Read it. Re-read it. Then let’s talk.
Spots On My Carpet
Once upon a time there was a pretty little lady
Who had a pretty little house.
And a pretty little car
A pretty little sofa
And a pretty little chair
The pretty little lady had a pretty little dog
Who had a pretty little bed
A pretty little bowl
To put her pretty little food
She had a pretty little bone
and pretty little toys
A pretty little collar
And a pretty little leash
To take her pretty little walks
In her pretty little neighborhood
They were such a pretty little pair
They took pretty little walks
Around the pretty little park.
They were so happy.
One day they thought –
“Wouldn’t it be nice to share our pretty little life with another dog?”

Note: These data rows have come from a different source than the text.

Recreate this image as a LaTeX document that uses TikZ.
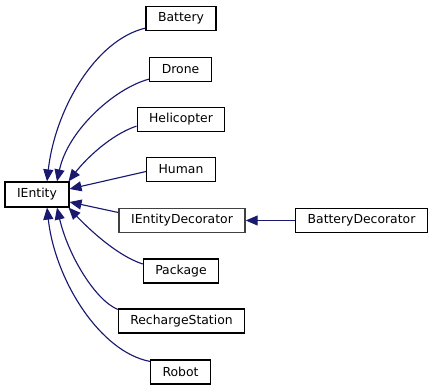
\documentclass[tikz,border=0pt]{standalone}
\usepackage{fontspec}
\setmainfont{DejaVu Sans}
\usetikzlibrary{arrows.meta,calc}
\definecolor{edgeblue}{RGB}{25,25,112}
\definecolor{undocgray}{RGB}{64,64,64}

\begin{document}
\begin{tikzpicture}[x=0.75pt, y=0.75pt,
    cls/.style={draw=black, line width=0.9pt, fill=white, inner xsep=9pt, inner ysep=0pt,
        minimum height=18pt, font=\fontsize{9.3pt}{11pt}\selectfont},
    inh/.style={-{Triangle[length=9pt, width=7.5pt]}, line width=0.85pt, edgeblue}]

    \useasboundingbox (0,0) rectangle (435,392);

    % Base class
    \node[cls, minimum height=18.75pt] (ientity) at (37,197.5) {IEntity};

    % Derived classes
    \node[cls] (battery)    at (181,373.5)  {Battery};
    \node[cls] (drone)      at (180.5,322.5) {Drone};
    \node[cls] (helicopter) at (181,272.5)  {Helicopter};
    \node[cls] (human)      at (181,222.5)  {Human};
    \node[cls, draw=undocgray, line width=1.3pt] (decorator) at (182,171.5) {IEntityDecorator};
    \node[cls] (package)    at (181,121)    {Package};
    \node[cls] (station)    at (181.5,71)   {RechargeStation};
    \node[cls] (robot)      at (180.5,20)   {Robot};

    % Second level
    \node[cls] (batdeco) at (361.5,171.5) {BatteryDecorator};

    % Inheritance edges
    \draw[inh] ($(battery.south west)+(0,3)$) .. controls (95,352) and (55,282) .. ($(ientity.north)+(10,0)$);
    \draw[inh] ($(drone.south west)+(0,3)$) .. controls (115,304) and (68,262) .. ($(ientity.north)+(20,0)$);
    \draw[inh] ($(helicopter.south west)+(0,6)$) .. controls (110,257) and (85,232) .. ($(ientity.north east)+(-1,0)$);
    \draw[inh] ($(human.west)+(0,-2)$) -- ($(ientity.east)+(0,5.5)$);
    \draw[inh] ($(decorator.west)+(0,8)$) -- ($(ientity.east)+(0,-7.5)$);
    \draw[inh] ($(package.west)+(0,7)$) .. controls (115,137) and (85,167) .. ($(ientity.south east)+(-1,0)$);
    \draw[inh] ($(station.north west)+(0,-1)$) .. controls (95,92) and (68,137) .. ($(ientity.south)+(20,0)$);
    \draw[inh] ($(robot.north west)+(0,-2)$) .. controls (100,40) and (55,112) .. ($(ientity.south)+(10,0)$);
    \draw[inh] (batdeco) -- (decorator);
\end{tikzpicture}
\end{document}
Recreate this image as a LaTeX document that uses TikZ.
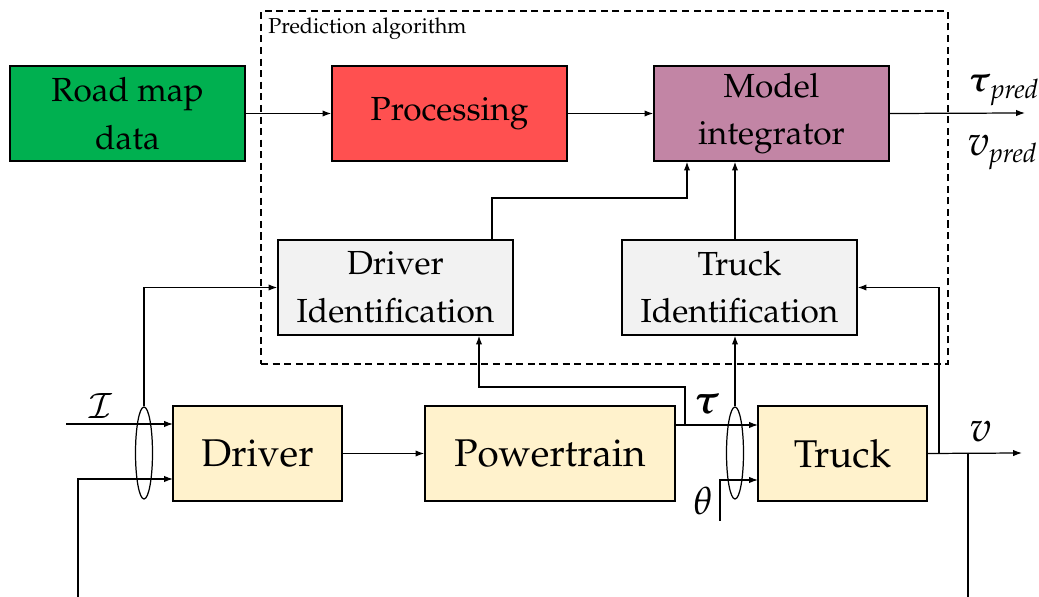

So off they went in their pretty little car to the pound.
In the pound they saw so many dogs.
They saw big dogs
Each dog in want of a good home.
They chose one dog to share their home with.
And off they went in their pretty little car with their new friend.
He was so happy.
He got his own pretty little bed
And pretty little bowl
Pretty little collar and pretty little leash
They went for pretty little walks
Around the pretty little park.
They were such a pretty little family.
One day the lady went to work leaving the two dogs at home.
After a long day’s work
She returned to her pretty little house.
There’s a spot in my carpet – she screamed.
Oh my goodness! What a mess!
Toys were strewn everywhere.
The place was in such a mess.
Who did this?
Didn’t I bring you from the pound?
Didn’t we share our pretty little home with you?
Didn’t we share our pretty little food with you?
Didn’t you have your own pretty little bowl and pretty little toys?
We brought you in as part of our family!
Is this how you repay our kindness?
She was so hurt!!!
Her pretty little house was ruined
And there was a spot in her carpet.
Moral of the Story: Do not expect me to change my behavior simply because either my geography or my social status has shifted. It takes much more than a change in environment to precipitate/encourage/support a change in behavior.